My husband and I got the call that there was an opening at the 'autism named' school and I didn't want to even consider it as an option. We went anyway. We were pleasantly surprised to see a relatively cheerful place that had happy children's artwork displayed everywhere. Kids were actually out and walking around (supervised) and not chained to the wall in their barracks. Some even said hello to us. It really challenged what I had previously believed. Dare I say I was......wrong (never)?

So we took the plunge and enrolled him there, I apologized to the scary Chairperson for being so 'defensive' and I redeemed myself and became a parent member for the district. Yesterday I got a call from the district that they had some parents in for their transition meeting and felt their son would really be a good candidate for 'bubs' school'. Surprise surprise they (the parents) were not keen on the idea, for the very same reasons we were not keen. The school district wanted me to call and give her our experiences with 'the school' since not too long ago we were in the same boat. I called.
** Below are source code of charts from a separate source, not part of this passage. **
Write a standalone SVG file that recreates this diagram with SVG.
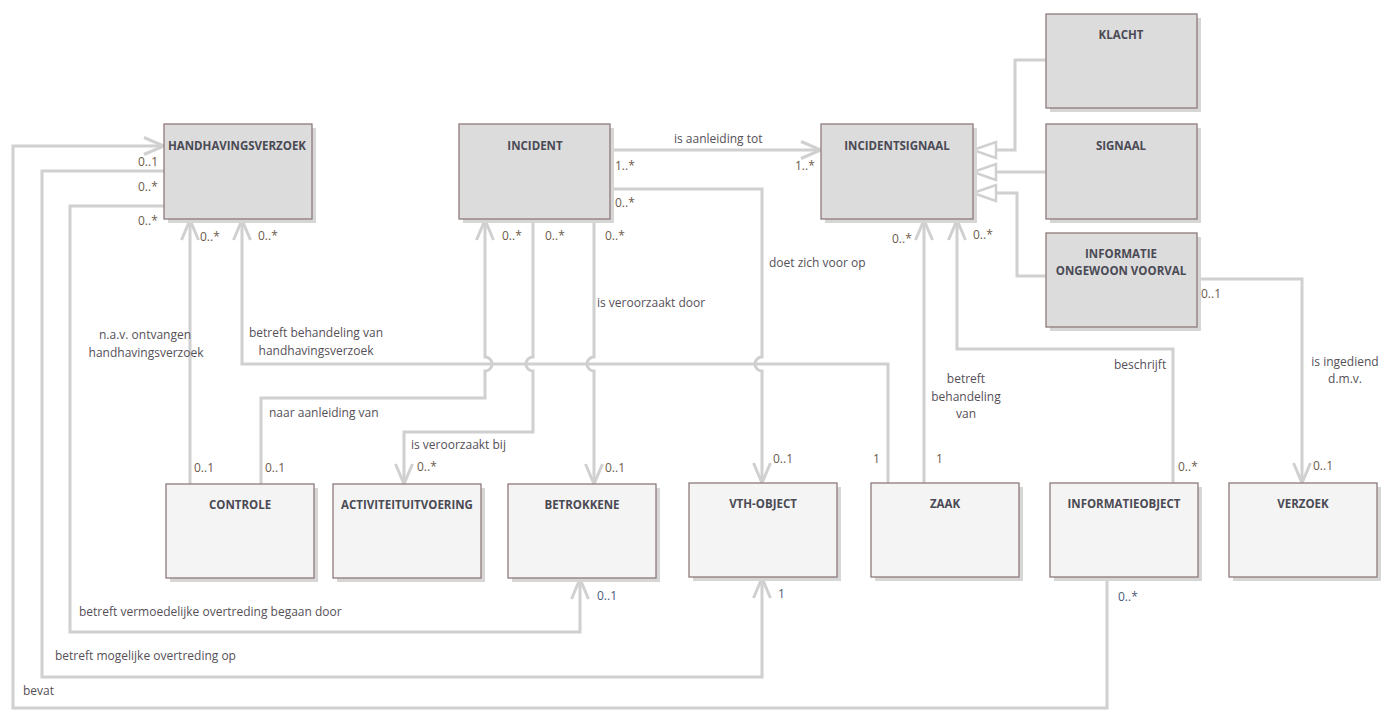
<svg xmlns="http://www.w3.org/2000/svg" width="1394" height="724" viewBox="0 0 1394 724">
<style>
.b{fill:#dcdcdc;stroke:#8e7a7a;stroke-width:1.3}
.l{fill:#f4f4f4;stroke:#8e7a7a;stroke-width:1.3}
.sh{fill:#d6d6d6}
.t{font-family:"Open Sans","Liberation Sans",sans-serif;font-weight:bold;font-size:11.5px;fill:#4a4a55;text-anchor:middle}
.c{fill:none;stroke:#d0d0d0;stroke-width:3}
.lb{font-family:"Open Sans","Liberation Sans",sans-serif;font-size:12px;fill:#555058}
.m{font-family:"Open Sans","Liberation Sans",sans-serif;font-size:12px;fill:#6b5a4a}
.mb{font-family:"Open Sans","Liberation Sans",sans-serif;font-size:12px;fill:#4a5a78}
.ctr{text-anchor:middle}
</style>
<defs>
<marker id="a" markerUnits="userSpaceOnUse" viewBox="0 0 24 20" markerWidth="24" markerHeight="20" refX="21" refY="10" orient="auto">
<path d="M1 1.5 L21 10 L1 18.5" fill="none" stroke="#d0d0d0" stroke-width="3"/>
</marker>
<marker id="g" markerUnits="userSpaceOnUse" viewBox="0 0 28 22" markerWidth="28" markerHeight="22" refX="25" refY="11" orient="auto">
<path d="M2 3 L25 11 L2 19 Z" fill="#ffffff" stroke="#d0d0d0" stroke-width="2.5"/>
</marker>
</defs>
<rect width="1394" height="724" fill="#ffffff"/>

<g id="connectors">
<path class="c" d="M1046 60 H1015 V150 H973" marker-end="url(#g)"/>
<path class="c" d="M1046 172 H973" marker-end="url(#g)"/>
<path class="c" d="M1046 276 H1017 V193 H973" marker-end="url(#g)"/>
<path class="c" d="M1107 578 V708 H13 V146 H164" marker-end="url(#a)"/>
<path class="c" d="M164 171 H42 V677 H762 V578" marker-end="url(#a)"/>
<path class="c" d="M164 206 H70 V632 H580 V579" marker-end="url(#a)"/>
<path class="c" d="M190 484 V220" marker-end="url(#a)"/>
<path class="c" d="M888 483 V364 H242 V220" marker-end="url(#a)"/>
<path class="c" d="M261 484 V398 H485 V371 A7 7 0 0 0 485 357 V220" marker-end="url(#a)"/>
<path class="c" d="M533 219 V357 A7 7 0 0 0 533 371 V432 H404 V484" marker-end="url(#a)"/>
<path class="c" d="M594 219 V357 A7 7 0 0 0 594 371 V484" marker-end="url(#a)"/>
<path class="c" d="M611 189 H762 V357 A7 7 0 0 0 762 371 V483" marker-end="url(#a)"/>
<path class="c" d="M611 150 H821" marker-end="url(#a)"/>
<path class="c" d="M924 483 V220" marker-end="url(#a)"/>
<path class="c" d="M1173 483 V349 H957 V220" marker-end="url(#a)"/>
<path class="c" d="M1197 279 H1302 V483" marker-end="url(#a)"/>
</g>

<g id="n-handhavingsverzoek"><rect class="sh" x="168" y="128" width="148" height="95"/><rect class="b" x="164" y="124" width="148" height="95"/><text class="t" x="237" y="150">HANDHAVINGSVERZOEK</text></g>
<g id="n-incident"><rect class="sh" x="463" y="128" width="151" height="95"/><rect class="b" x="459" y="124" width="151" height="95"/><text class="t" x="535" y="150">INCIDENT</text></g>
<g id="n-incidentsignaal"><rect class="sh" x="825" y="128" width="152" height="95"/><rect class="b" x="821" y="124" width="152" height="95"/><text class="t" x="897" y="150">INCIDENTSIGNAAL</text></g>
<g id="n-klacht"><rect class="sh" x="1050" y="18" width="151" height="94"/><rect class="b" x="1046" y="14" width="151" height="94"/><text class="t" x="1121" y="39">KLACHT</text></g>
<g id="n-signaal"><rect class="sh" x="1050" y="128" width="151" height="95"/><rect class="b" x="1046" y="124" width="151" height="95"/><text class="t" x="1121" y="150">SIGNAAL</text></g>
<g id="n-informatie-ongewoon-voorval"><rect class="sh" x="1050" y="237" width="151" height="94"/><rect class="b" x="1046" y="233" width="151" height="94"/><text class="t" x="1121" y="258">INFORMATIE</text><text class="t" x="1121" y="275">ONGEWOON VOORVAL</text></g>

<g id="n-controle"><rect class="sh" x="170" y="488" width="148" height="94"/><rect class="l" x="166" y="484" width="148" height="94"/><text class="t" x="240" y="509">CONTROLE</text></g>
<g id="n-activiteituitvoering"><rect class="sh" x="337" y="488" width="148" height="94"/><rect class="l" x="333" y="484" width="148" height="94"/><text class="t" x="407" y="509">ACTIVITEITUITVOERING</text></g>
<g id="n-betrokkene"><rect class="sh" x="512" y="488" width="148" height="94"/><rect class="l" x="508" y="484" width="148" height="94"/><text class="t" x="582" y="509">BETROKKENE</text></g>
<g id="n-vth-object"><rect class="sh" x="693" y="487" width="148" height="94"/><rect class="l" x="689" y="483" width="148" height="94"/><text class="t" x="763" y="508">VTH-OBJECT</text></g>
<g id="n-zaak"><rect class="sh" x="875" y="487" width="148" height="94"/><rect class="l" x="871" y="483" width="148" height="94"/><text class="t" x="945" y="508">ZAAK</text></g>
<g id="n-informatieobject"><rect class="sh" x="1054" y="487" width="148" height="94"/><rect class="l" x="1050" y="483" width="148" height="94"/><text class="t" x="1124" y="508">INFORMATIEOBJECT</text></g>
<g id="n-verzoek"><rect class="sh" x="1233" y="487" width="148" height="94"/><rect class="l" x="1229" y="483" width="148" height="94"/><text class="t" x="1303" y="508">VERZOEK</text></g>

<g id="labels">
<text class="m" x="138" y="166">0..1</text>
<text class="m" x="138" y="191">0..*</text>
<text class="m" x="138" y="225">0..*</text>
<text class="m" x="200" y="241">0..*</text>
<text class="m" x="258" y="240">0..*</text>
<text class="lb ctr" x="145" y="339">n.a.v. ontvangen</text>
<text class="lb ctr" x="146" y="357">handhavingsverzoek</text>
<text class="lb ctr" x="316" y="337">betreft behandeling van</text>
<text class="lb ctr" x="316" y="355">handhavingsverzoek</text>
<text class="m" x="194" y="472">0..1</text>
<text class="m" x="265" y="472">0..1</text>
<text class="lb" x="269" y="417">naar aanleiding van</text>
<text class="lb" x="411" y="449">is veroorzaakt bij</text>
<text class="m" x="417" y="471">0..*</text>
<text class="m" x="502" y="240">0..*</text>
<text class="m" x="545" y="240">0..*</text>
<text class="m" x="605" y="240">0..*</text>
<text class="lb" x="597" y="307">is veroorzaakt door</text>
<text class="m" x="605" y="472">0..1</text>
<text class="m" x="615" y="170">1..*</text>
<text class="m" x="615" y="207">0..*</text>
<text class="lb" x="674" y="143">is aanleiding tot</text>
<text class="m" x="795" y="170">1..*</text>
<text class="lb" x="769" y="267">doet zich voor op</text>
<text class="m" x="773" y="463">0..1</text>
<text class="m" x="892" y="243">0..*</text>
<text class="m" x="973" y="239">0..*</text>
<text class="lb ctr" x="966" y="383">betreft</text>
<text class="lb ctr" x="966" y="401">behandeling</text>
<text class="lb ctr" x="966" y="418">van</text>
<text class="m" x="873" y="463">1</text>
<text class="m" x="936" y="463">1</text>
<text class="lb" x="1114" y="369">beschrijft</text>
<text class="m" x="1178" y="471">0..*</text>
<text class="m" x="1201" y="298">0..1</text>
<text class="lb ctr" x="1345" y="366">is ingediend</text>
<text class="lb ctr" x="1345" y="383">d.m.v.</text>
<text class="m" x="1313" y="470">0..1</text>
<text class="mb" x="597" y="600">0..1</text>
<text class="mb" x="778" y="598">1</text>
<text class="mb" x="1118" y="601">0..*</text>
<text class="lb" x="79" y="616">betreft vermoedelijke overtreding begaan door</text>
<text class="lb" x="55" y="660">betreft mogelijke overtreding op</text>
<text class="lb" x="23" y="695">bevat</text>
</g>
</svg>
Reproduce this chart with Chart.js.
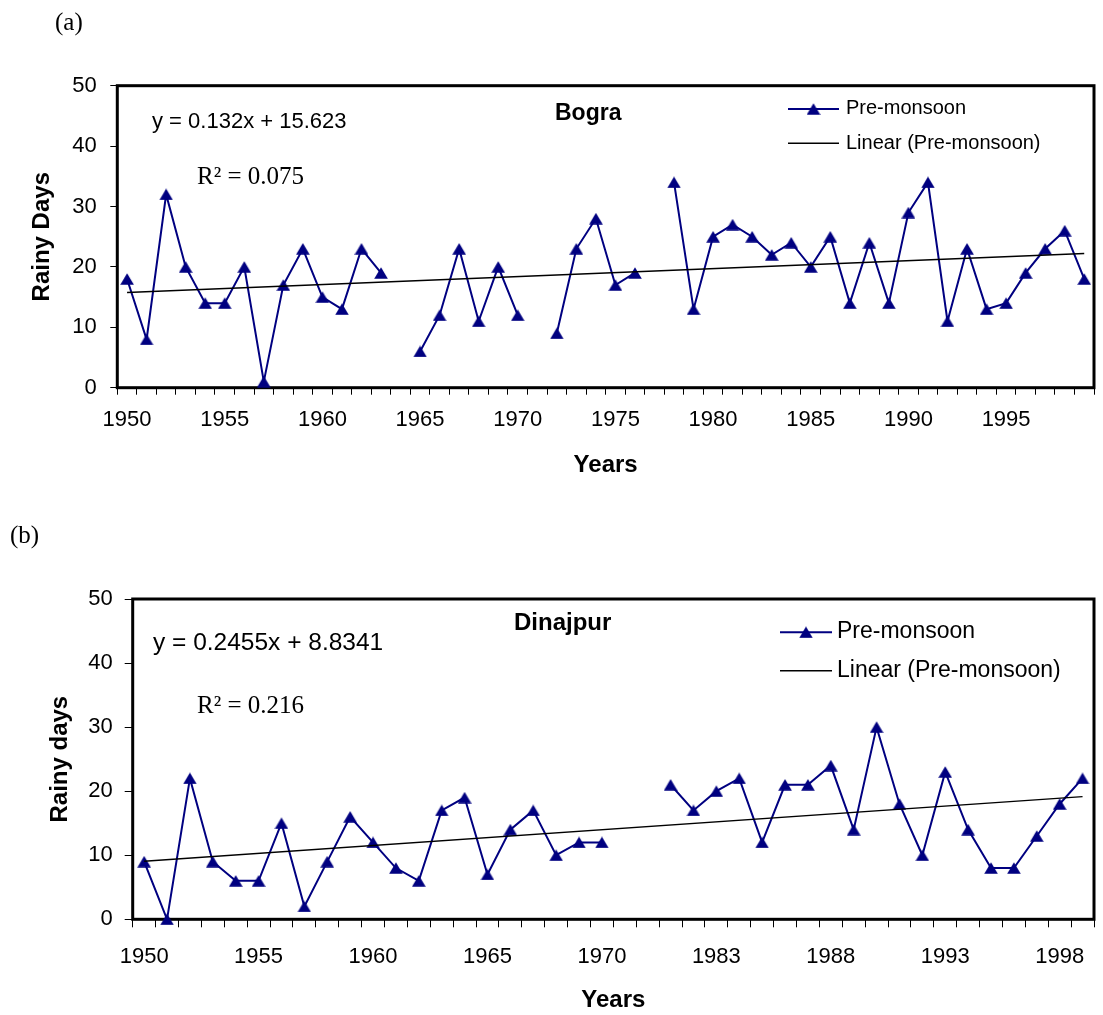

I made it clear that I wasn' t a henchman sent from the district to coerce them to enroll their son in a center. That said, it kind of took me back to a not so happy time in my life. I felt so bad for them and all the critical decisions they had to make, when they should have been celebrating their child's upcoming 3rd birthday. It also made me think, wow... who would have thunk I would be on the other side of that phone call.